This retelling of Beauty and the Beast is dark and mysterious. Calia Thorn lives a miserable existence in a small town at the foot of the Cold King’s mountain. She spends her days taking care of her younger siblings, doing endless hours of chores and trying fruitlessly to please her mean and lazy mother. But when the townspeople choose her to be the newest servant for the Cold King, she suddenly is afraid that she will be going from bad to worse. The Cold King has lived under a curse for over 300 years and is rumored to be an evil, unfeeling monster. Can Calia see beneath the mask and find the true man? Or will she be doomed to a life of servitude forever?
Sissy: I know what you’re thinking. “You’re reviewing another retelling of Beauty and the Beast?” The answer is a succinct YES! and get over it. This blog is not a democracy. It is a benevolent dictatorship!
Bubby: Um. Who, exactly, is the dictator here? I believe there can only be one dictator in a particular regime at a time and everyone else is a minion. . .
Sissy: You are, of course, Bubby! I however am not a peon, but the Dowager Empress. Which means I get all the prizes and none of the responsibility. Give me a pony!
Bubby: Really I wonder what people think when they read our mad ravings. We are actually very normal in real life, readers. Really. I swear. Now back to the story!
Sissy: What’s great about this book is all the horrible people. Calia’s mom is hideous, all the townspeople are despicable and even the Cold King is borderline demonic. It challenges your thoughts about the wrongness of ordering someone to come be your servant when in fact your life is much more comfortable and meaningful and happy in that forced environment.
Bubby: Yes, I found it interesting that all the servants of the Cold King – people who were pitied and despised in town – were actually very happy and pleased with their lot in life. In fact, when Calia “gets” to go home for a visit, it’s just horrible for her and she can’t wait to get back to the King. She thought that being chosen to serve the King would be the worst possible fate. Instead, it is rather wonderful. Hmmm. I wonder how this can be applied to real life? It’s kinda like going to the dentist – horrible in the anticipation but once it’s over and you have lovely clean healthy teeth instead of dentures, you are so happy!
Sissy: So profound, Bubby, I could almost call you Oprah and faint. What do you do with heinous loathsome people? Are they heinous and loathsome out of fear and tradition or are they just rotten to the core? There are some of both in this story. The fact that my visceral reaction to them was so strong and I wanted to go all ninja on them tells you that Amber Jaeger did some good characterization.
Bubby: I think that the Cold King falls into the first category. He’s been cursed and had people fear him for so long that he has forgotten how to act with common human decency and kindness. He’s not intrinsically evil, like the rotten brothers back in the town who abuse any woman they can get their hands on. He’s just out of practice.
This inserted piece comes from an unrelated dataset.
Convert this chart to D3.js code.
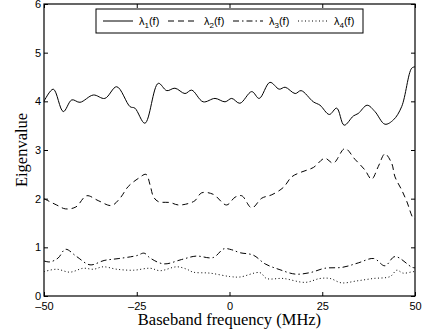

Sissy: And in the case of the Cold King, it’s worth it to love him enough that he wants to change. In the case of the stinky town brothers, it’s probably wise to feed them strychnine-laced hush puppies and be done with it! We all have mean people in our lives. We just have to have the foresight to know whether to go with love or strychnine!
Bubby: That point right there is one of my big issues with this book. As much as I love a good romance and a redemption story, I don’t ever want my children to fall in love with someone thinking that love is going to change them into someone nice and wonderful. It can work, but more often it’s a disaster. As Dr. Laura used to say, “A damsel in distress is only ever going to be a distressed damsel.” I also had a hard time with the casually cruel nature of the Cold King. I’m not sure I could ever love someone who locked me in a dungeon “for my own good” or believed that I had inflicted grievous injuries on myself in order to find out my beloved’s secrets. If I come home all beaten to a pulp and I tell my husband that so-and-so did it, he’d better believe me and go whup up on somebody!
Sissy: True on all counts, Bubby. But what is the likelihood of one of your children being forced into servitude by a magically cursed king? If they ever are, it would probably behoove them to get into his good graces, be crowned queen and send me fabulous and lavish gifts. If they fall for a real life person who is casually cruel but sometimes kind, who seems to have emotional and mental disorders, they should be shipped off to boarding school immediately!
Bubby: Correct as usual, Queen Friday. All in all, The Cold King by Amber Jaeger was an interesting and entertaining read with good characters, a lavish setting and a happy ending. Good enough for me! 3 2/3 bubbles.
Sissy: I suppose you can have 2/3 of a bubble if you’re the dictator. I enjoyed this somewhat gritty retelling of Beauty and the Beast, and recommend that you all take a look. 3.5 bubbles from the dowager empress who is in her corner castle suite doing nothing important or responsible.